Hey guys I'm thinking I want to do a valve clearance check soon. I have searched the forum and I think I have a parts list but I need to know where (and what) I can find the right shim kit. I know I won't know what I need until I'm in there so I guess I need something that will cover everything. Gen 1 2003 60,000 miles, feel free to include your opinion on a parts list. Thanks.

Dan, always good to have more Dan's in the neighborhood.
If you have not done an FJR valve check before, it is not too difficult, but you might put your location and year model scooter in your profile for future reference. Someone with experience may be nearby and willing to offer a hand.

As to your planned valve check. It is not too likely you will need shims, but there are basically two different shim kits,
Hot Cams and Pro-X. Both kits are available from multiple sources, you will want the 9.48 diameter shims. Personally, I would not buy a shim kit, probably 90% of the shims in a kit will never be used.
The Hot Cams shims are available in half sizes, ie. 1.20 - 1.25 - 1.30.
The Pro-X shims are available in quarter sizes, ie. 1.20 - 1.225 - 1.25 - 1.275 - 1.30.

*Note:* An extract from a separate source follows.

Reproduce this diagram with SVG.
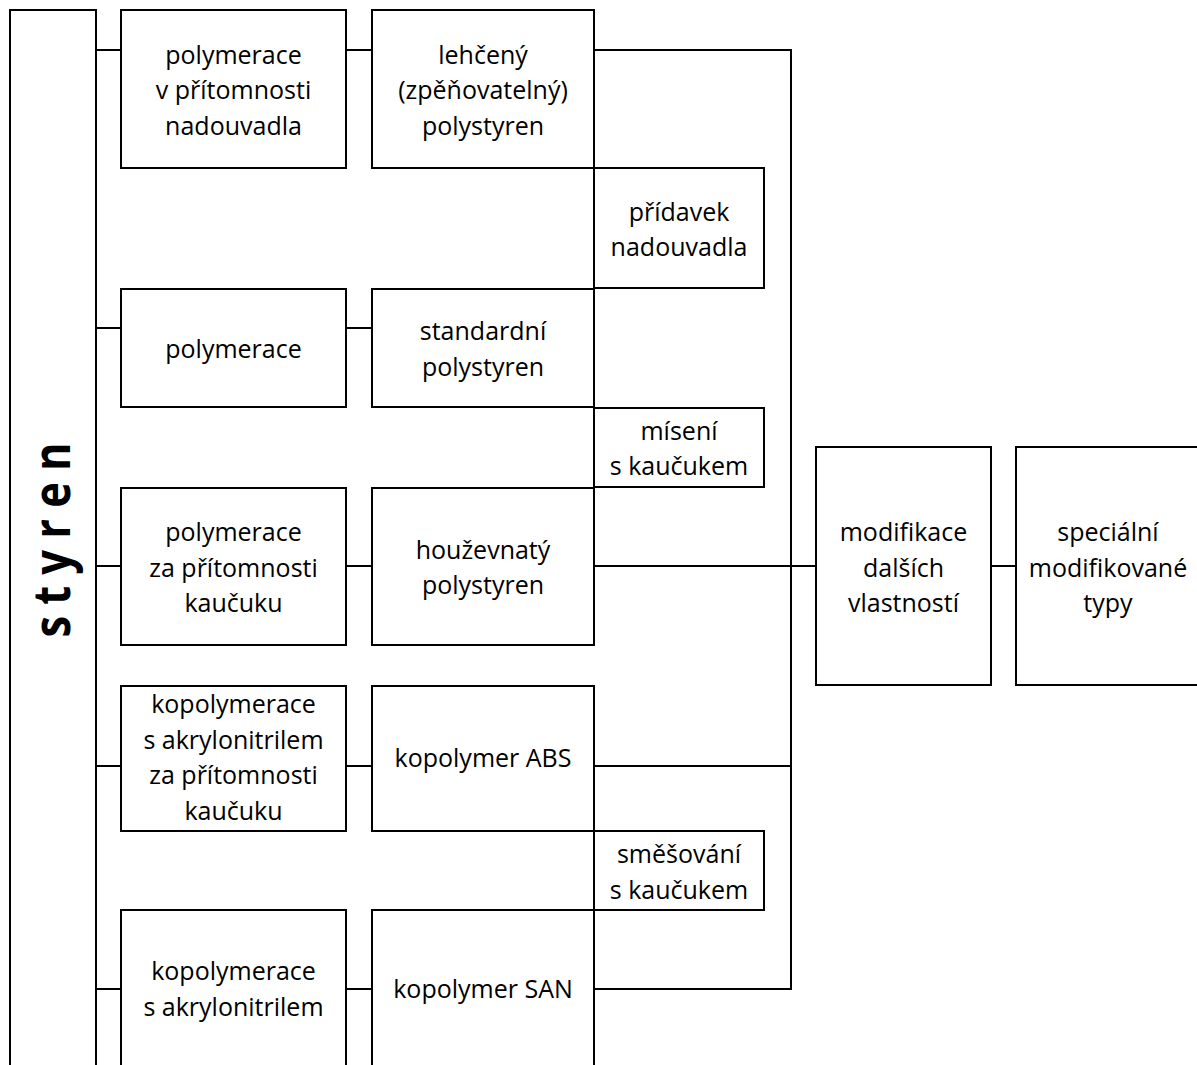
<svg xmlns="http://www.w3.org/2000/svg" width="1197" height="1065" viewBox="0 0 1197 1065">
<style>
.box{fill:#fff;stroke:#000;stroke-width:2}
.conn{fill:none;stroke:#000;stroke-width:2}
.t{font-family:"Open Sans","Liberation Sans",sans-serif;font-size:25px;fill:#000;text-anchor:middle}
.big{font-family:"Open Sans","Liberation Sans",sans-serif;font-size:52px;font-weight:bold;fill:#000;text-anchor:middle}
</style>
<rect width="1197" height="1065" fill="#fff"/>
<g id="connectors">
<path class="conn" d="M96 50H121M96 328H121M96 566H121M96 766H121M96 989H121"/>
<path class="conn" d="M346 50H372M346 328H372M346 566H372M346 766H372M346 989H372"/>
<path class="conn" d="M594 50H791V989H594M594 766H791M594 566H816M991 566H1016"/>
</g>
<g id="styren">
<rect class="box" x="10" y="10" width="86" height="1080"/>
<text class="big" transform="translate(70,540) rotate(-90)" textLength="195" lengthAdjust="spacingAndGlyphs">s t y r e n</text>
</g>
<g id="n1">
<rect class="box" x="121" y="10" width="225" height="158"/>
<text class="t" x="233.5" y="63.5">polymerace</text>
<text class="t" x="233.5" y="99">v přítomnosti</text>
<text class="t" x="233.5" y="134.5">nadouvadla</text>
</g>
<g id="n2">
<rect class="box" x="372" y="10" width="222" height="158"/>
<text class="t" x="483" y="63.5">lehčený</text>
<text class="t" x="483" y="99">(zpěňovatelný)</text>
<text class="t" x="483" y="134.5">polystyren</text>
</g>
<g id="n3">
<rect class="box" x="594" y="168" width="170" height="120"/>
<text class="t" x="679" y="220.5">přídavek</text>
<text class="t" x="679" y="256">nadouvadla</text>
</g>
<g id="n4">
<rect class="box" x="121" y="289" width="225" height="118"/>
<text class="t" x="233.5" y="358">polymerace</text>
</g>
<g id="n5">
<rect class="box" x="372" y="289" width="222" height="118"/>
<text class="t" x="483" y="340">standardní</text>
<text class="t" x="483" y="375.5">polystyren</text>
</g>
<g id="n6">
<rect class="box" x="594" y="408" width="170" height="79"/>
<text class="t" x="679" y="439.5">mísení</text>
<text class="t" x="679" y="475">s kaučukem</text>
</g>
<g id="n7">
<rect class="box" x="121" y="488" width="225" height="157"/>
<text class="t" x="233.5" y="541">polymerace</text>
<text class="t" x="233.5" y="576.5">za přítomnosti</text>
<text class="t" x="233.5" y="612">kaučuku</text>
</g>
<g id="n8">
<rect class="box" x="372" y="488" width="222" height="157"/>
<text class="t" x="483" y="558.5">houževnatý</text>
<text class="t" x="483" y="594">polystyren</text>
</g>
<g id="n9">
<rect class="box" x="816" y="447" width="175" height="238"/>
<text class="t" x="903.5" y="541">modifikace</text>
<text class="t" x="903.5" y="576.5">dalších</text>
<text class="t" x="903.5" y="612">vlastností</text>
</g>
<g id="n10">
<rect class="box" x="1016" y="447" width="200" height="238"/>
<text class="t" x="1108" y="541">speciální</text>
<text class="t" x="1108" y="576.5">modifikované</text>
<text class="t" x="1108" y="612">typy</text>
</g>
<g id="n11">
<rect class="box" x="121" y="686" width="225" height="145"/>
<text class="t" x="233.5" y="713">kopolymerace</text>
<text class="t" x="233.5" y="748.5">s akrylonitrilem</text>
<text class="t" x="233.5" y="784">za přítomnosti</text>
<text class="t" x="233.5" y="819.5">kaučuku</text>
</g>
<g id="n12">
<rect class="box" x="372" y="686" width="222" height="145"/>
<text class="t" x="483" y="767">kopolymer ABS</text>
</g>
<g id="n13">
<rect class="box" x="594" y="831" width="170" height="79"/>
<text class="t" x="679" y="863">směšování</text>
<text class="t" x="679" y="898.5">s kaučukem</text>
</g>
<g id="n14">
<rect class="box" x="121" y="910" width="225" height="180"/>
<text class="t" x="233.5" y="980">kopolymerace</text>
<text class="t" x="233.5" y="1015.5">s akrylonitrilem</text>
</g>
<g id="n15">
<rect class="box" x="372" y="910" width="222" height="180"/>
<text class="t" x="483" y="998">kopolymer SAN</text>
</g>
</svg>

Shims are available individually at a very reasonable price from Rocky Mountain ATV.
https://www.rockymountainatvmc.com/parts/pro-x-valve-shim-p?v=13988

Another item to look into is the Cam Chain Tensioner. If yours does not have a color dot on the mounting flange, it should be changed to the later model with a green dot. The Gen 1 tensioners were known to be weak and could lead to a catastrophic failure. Items #6 & #7 in this fiche.
https://www.partshark.com/oemparts/a/yam/500451c6f8700209bc792113/camshaft-chain

When removing the cam cover it is necessary to remove the water pipe and thermostat housing. You will need 3 new O-rings for replacement. This is opening a can of worms, but I use common plumbing O-rings #14 for the water pipe to head connection and #17 for the thermostat housing to water pipe connection. They are available at your local big box store for $3-$4 for a pack of ten each. Been using those for the past 20 years without problems. There will be someone along shortly to advise why that won't work and suggest $10 O-rings.
This is also a good time to replace the coolant since the system will be drained for the valve check.

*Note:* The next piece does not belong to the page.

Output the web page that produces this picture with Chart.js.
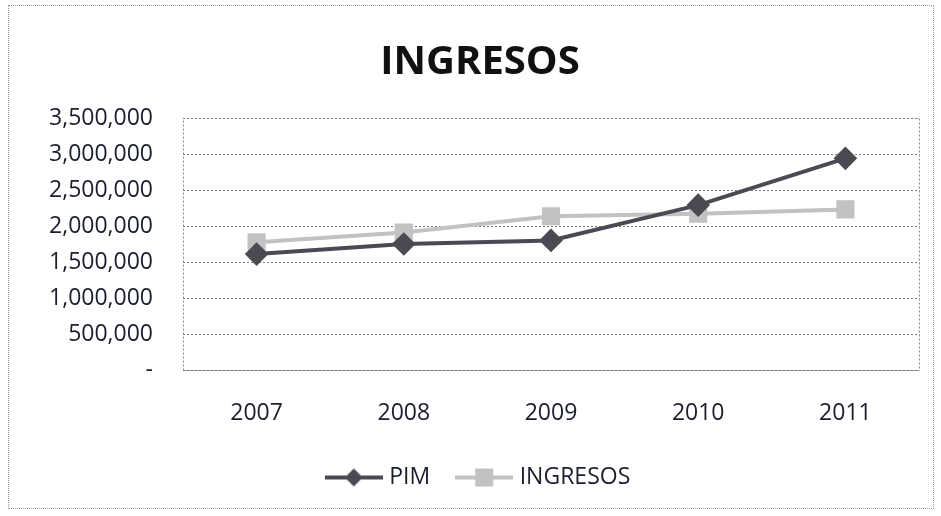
<!DOCTYPE html>
<html><head><meta charset="utf-8">
<script src="https://cdn.jsdelivr.net/npm/chart.js@4"></script>
<style>
html,body{margin:0;padding:0;background:#fff;}
#wrap{position:absolute;left:8px;top:5px;width:926px;height:504px;border:1px dotted #999;box-sizing:border-box;}
canvas{display:block;}
</style></head><body>
<div id="wrap"><canvas id="c" width="924" height="502"></canvas></div>
<script>
const categories = ['2007','2008','2009','2010','2011'];
const pimValues = [1610000, 1750000, 1800000, 2290000, 2940000];
const ingresosValues = [1775000, 1910000, 2135000, 2170000, 2230000];
const yTicks = [0, 500000, 1000000, 1500000, 2000000, 2500000, 3000000, 3500000];

const FONT = "'Open Sans', Lato, sans-serif";
const PIM_COLOR = '#4a4a52';
const ING_COLOR = '#c2c2c2';
const TXT = '#1a1f2e';

function legendIcon(color, style){
  const c = document.createElement('canvas');
  c.width = 58; c.height = 22;
  const g = c.getContext('2d');
  g.strokeStyle = color; g.lineWidth = 4;
  g.beginPath(); g.moveTo(0,11); g.lineTo(58,11); g.stroke();
  g.fillStyle = color;
  if(style==='diamond'){
    g.beginPath(); g.moveTo(29,2); g.lineTo(38,11); g.lineTo(29,20); g.lineTo(20,11); g.closePath(); g.fill();
  } else {
    g.fillRect(20,2,18,18);
  }
  return c;
}

const plotBorder = {
  id:'plotBorder',
  afterDraw(chart){
    const a = chart.chartArea, ctx = chart.ctx;
    ctx.save();
    ctx.strokeStyle = '#8a8a8a'; ctx.lineWidth = 1; ctx.setLineDash([2,2]);
    ctx.strokeRect(Math.round(a.left)+0.5, Math.round(a.top)+0.5, Math.round(a.right-a.left), Math.round(a.bottom-a.top));
    ctx.restore();
  }
};

new Chart(document.getElementById('c'), {
  type:'line',
  data:{
    labels: categories,
    datasets:[
      {label:'PIM', data: pimValues, borderColor: PIM_COLOR, backgroundColor: PIM_COLOR,
       borderWidth:4, pointStyle:'rectRot', pointRadius:9, pointHoverRadius:9, tension:0, order:1},
      {label:'INGRESOS', data: ingresosValues, borderColor: ING_COLOR, backgroundColor: ING_COLOR,
       borderWidth:4, pointStyle:'rect', pointRadius:10, pointHoverRadius:10, tension:0, order:2}
    ]
  },
  options:{
    responsive:false, animation:false,
    layout:{padding:{left:30,right:12,top:0,bottom:9}},
    plugins:{
      title:{display:true, text:'INGRESOS', color:'#111', font:{family:FONT, size:40, weight:'bold'}, padding:{top:33,bottom:31}},
      legend:{position:'bottom', labels:{
        usePointStyle:true, pointStyleWidth:48, padding:30, color:TXT,
        font:{family:FONT, size:23},
        generateLabels(chart){
          return chart.data.datasets.map((d,i)=>({
            text:d.label, datasetIndex:i, hidden:false, fontColor:TXT,
            pointStyle: legendIcon(d.borderColor, i===0?'diamond':'rect'), lineWidth:0, strokeStyle:'transparent', fillStyle:'transparent'
          }));
        }
      }},
      tooltip:{enabled:false}
    },
    scales:{
      x:{offset:true, grid:{display:false}, border:{display:false},
         afterFit(ax){ ax.height = 66; },
         ticks:{color:TXT, font:{family:FONT,size:23}, padding:22}},
      y:{min:0, max:3500000, afterBuildTicks(ax){ax.ticks = yTicks.map(v=>({value:v}));},
         afterFit(ax){ ax.width = 144; },
         grid:{color:'#7a7a7a', drawTicks:false},
         border:{display:false, dash:[2,2]},
         ticks:{color:TXT, font:{family:FONT,size:23}, padding:30,
           callback:(v)=> v===0 ? '-' : Number(v).toLocaleString('en-US')}
      }
    }
  },
  plugins:[plotBorder]
});
</script>
</body></html>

An Oil Pump Cover gasket may be needed if the cover is removed for the valve check or the cam chain tensioner replacement. Usually the old gasket can be reused if carefully removed. Item #29 in this fiche.
https://www.partshark.com/oemparts/a/yam/500451c9f8700209bc79211d/crankcase-cover-1
When removing the Oil Pump Cover the long dowel pin that retains the lower end of the rear chain guide may come out with the cover, be sure to put that back in place before spinning the engine for the valve check.

Also a good time for spark plug replacement.

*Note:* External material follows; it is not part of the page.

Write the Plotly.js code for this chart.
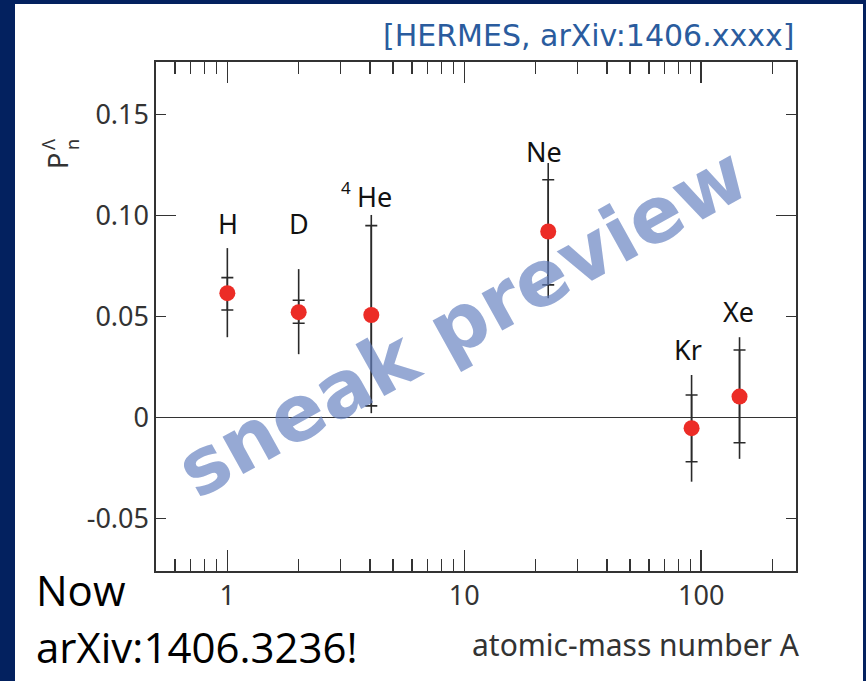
<!DOCTYPE html>
<html>
<head>
<meta charset="utf-8">
<script src="https://cdn.plot.ly/plotly-3.0.1.min.js"></script>
<style>html,body{margin:0;padding:0;background:#03215f;}</style>
</head>
<body>
<div id="chart" style="width:866px;height:681px;"></div>
<script>
// ---- data ----
const targets   = ["H", "D", "4He", "Ne", "Kr", "Xe"];
const massA     = [1, 2, 4.05, 22.6, 91, 145];
const polar     = [0.0616, 0.0522, 0.0508, 0.0921, -0.0052, 0.0104];
const statUp    = [0.0077, 0.0059, 0.0442, 0.0256, 0.0164, 0.0231];
const statDown  = [0.0083, 0.0055, 0.0450, 0.0264, 0.0166, 0.0228];
const totUp     = [0.0223, 0.0213, 0.0495, 0.0339, 0.0263, 0.0294];
const totDown   = [0.0218, 0.0208, 0.0486, 0.0330, 0.0265, 0.0308];
const xMajorTicks = [1, 10, 100];
const xMinorTicks = [0.6,0.7,0.8,0.9,2,3,4,5,6,7,8,9,20,30,40,50,60,70,80,90,200];
const yTickVals   = [-0.05, 0, 0.05, 0.10, 0.15];
const yTickText   = ["-0.05", "0", "0.05", "0.10", "0.15"];
const yLongTicks  = [0, 0.10];

// ---- layout geometry (pixels) ----
const W = 866, H = 681;
const M = {l:156, r:70, t:62, b:110};
const PW = W - M.l - M.r, PH = H - M.t - M.b;
const px = v => (v - M.l) / PW;
const py = v => (H - M.b - v) / PH;

const errColor = "#2a2a2a";
const traces = [
  {x: massA, y: polar, type: "scatter", mode: "markers", marker: {size: 1, opacity: 0},
   error_y: {type: "data", symmetric: false, array: totUp, arrayminus: totDown, width: 0, thickness: 1.6, color: errColor},
   hoverinfo: "skip", showlegend: false},
  {x: massA, y: polar, type: "scatter", mode: "markers", marker: {size: 1, opacity: 0},
   error_y: {type: "data", symmetric: false, array: statUp, arrayminus: statDown, width: 6, thickness: 1.6, color: errColor},
   hoverinfo: "skip", showlegend: false},
  {x: massA, y: polar, type: "scatter", mode: "markers", text: targets,
   marker: {size: 16, color: "#ec2c26", line: {width: 0}}, showlegend: false}
];

const labelFont = {family: "Noto Sans, sans-serif", size: 27, color: "#111"};
// label positions in pixels (text placement only)
const labelPos = [[228, 223], [299, 223], [374, 196], [544, 151], [688, 349], [738, 311]];
const labelText = ["H", "D", "He", "Ne", "Kr", "Xe"];
const annotations = [];

// watermark
annotations.push({text: "sneak preview", xref: "paper", yref: "paper", x: px(462), y: py(322),
  xanchor: "center", yanchor: "middle", showarrow: false, textangle: -29,
  font: {family: "DejaVu Sans, sans-serif", size: 78, weight: "bold", color: "rgba(100,128,192,0.68)"}});

labelText.forEach((t, i) => annotations.push({
  text: t, xref: "paper", yref: "paper", x: px(labelPos[i][0]), y: py(labelPos[i][1]),
  xanchor: "center", yanchor: "middle", showarrow: false, font: labelFont
}));
annotations.push({text: "4", xref: "paper", yref: "paper", x: px(346), y: py(187),
  xanchor: "center", yanchor: "middle", showarrow: false, font: {family: "Noto Sans, sans-serif", size: 17, color: "#111"}});

// header
annotations.push({text: "[HERMES, arXiv:1406.xxxx]", xref: "paper", yref: "paper", x: px(796), y: py(36),
  xanchor: "right", yanchor: "middle", showarrow: false,
  font: {family: "DejaVu Sans, sans-serif", size: 30, color: "#2a5c9e"}});

// x axis title
annotations.push({text: "atomic-mass number A", xref: "paper", yref: "paper", x: px(802), y: py(644),
  xanchor: "right", yanchor: "middle", showarrow: false,
  font: {family: "Noto Sans, sans-serif", size: 30, color: "#333"}});

// y axis title P_n^Λ (rotated)
annotations.push({text: "P", xref: "paper", yref: "paper", x: px(58), y: py(161),
  xanchor: "center", yanchor: "middle", showarrow: false, textangle: -90,
  font: {family: "Noto Sans, sans-serif", size: 27, color: "#333"}});
annotations.push({text: "n", xref: "paper", yref: "paper", x: px(72), y: py(145),
  xanchor: "center", yanchor: "middle", showarrow: false, textangle: -90,
  font: {family: "Noto Sans, sans-serif", size: 18, color: "#333"}});
annotations.push({text: "Λ", xref: "paper", yref: "paper", x: px(48), y: py(145),
  xanchor: "center", yanchor: "middle", showarrow: false, textangle: -90,
  font: {family: "Noto Sans, sans-serif", size: 18, color: "#333"}});

// bottom-left note
annotations.push({text: "Now", xref: "paper", yref: "paper", x: px(34), y: py(589),
  xanchor: "left", yanchor: "middle", showarrow: false,
  font: {family: "Open Sans, sans-serif", size: 42, color: "#000"}});
annotations.push({text: "arXiv:1406.3236!", xref: "paper", yref: "paper", x: px(34), y: py(646),
  xanchor: "left", yanchor: "middle", showarrow: false,
  font: {family: "Open Sans, sans-serif", size: 42, color: "#000"}});

const axisCommon = {
  showline: true, linecolor: "#333", linewidth: 1.6, mirror: "ticks",
  ticks: "inside", tickcolor: "#333", tickwidth: 1.6, showgrid: false,
  tickfont: {family: "Noto Sans, sans-serif", size: 27, color: "#333"}
};

const layout = {
  width: W, height: H, margin: M,
  paper_bgcolor: "#03215f", plot_bgcolor: "#ffffff",
  showlegend: false,
  xaxis: Object.assign({}, axisCommon, {
    type: "log", range: [Math.log10(0.5), Math.log10(251)],
    tickmode: "array", tickvals: xMajorTicks, ticktext: xMajorTicks.map(String), ticklen: 21,
    zeroline: false,
    minor: {tickmode: "array", tickvals: xMinorTicks, ticks: "inside", ticklen: 12, tickwidth: 1.6, tickcolor: "#333", showgrid: false}
  }),
  yaxis: Object.assign({}, axisCommon, {
    range: [-0.0759, 0.176],
    tickmode: "array", tickvals: yTickVals, ticktext: yTickText, ticklen: 10,
    zeroline: true, zerolinecolor: "#333", zerolinewidth: 1.6,
    minor: {tickmode: "array", tickvals: yLongTicks, ticks: "inside", ticklen: 20, tickwidth: 1.6, tickcolor: "#333", showgrid: false}
  }),
  shapes: [
    {type: "rect", xref: "paper", yref: "paper", layer: "below",
     x0: px(15), x1: px(863), y0: py(4), y1: py(690), fillcolor: "#ffffff", line: {width: 0}}
  ],
  annotations: annotations
};

Plotly.newPlot("chart", traces, layout, {displayModeBar: false, staticPlot: true});
</script>
</body>
</html>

And a good time for a throttle body sync, especially if any valve shims have been changed.

There are about a dozen other things that could be done while the hood is up.
Others will be glad to add to the list.


dan
 
Looks like a pretty good list to me. Check condition of overflow tank for brittleness/cracks. Problem in early Gen II but not sure about Gen I.
I wouldn't bother buying a shim kit. You end out with a bunch you'll never use and quite possibly not enough of what you really need.
 
When I did mine, I only had one valve out of spec, and another that was in spec but barely. It turned out that swapping those two shims brought both nearly center of spec!

It sucks opening the thing up with the assumption that you won't need shims and then finding out you have to wait for some to arrive, but you may well not need a single one.
 
When I did mine, I only had one valve out of spec, and another that was in spec but barely. It turned out that swapping those two shims brought both nearly center of spec!

It sucks opening the thing up with the assumption that you won't need shims and then finding out you have to wait for some to arrive, but you may well not need a single one.
So, one must have been wider than max clearance (or close to max). Unusual because almost all clearances get less over time. I have never had an FJR valve that was greater than the max clearance.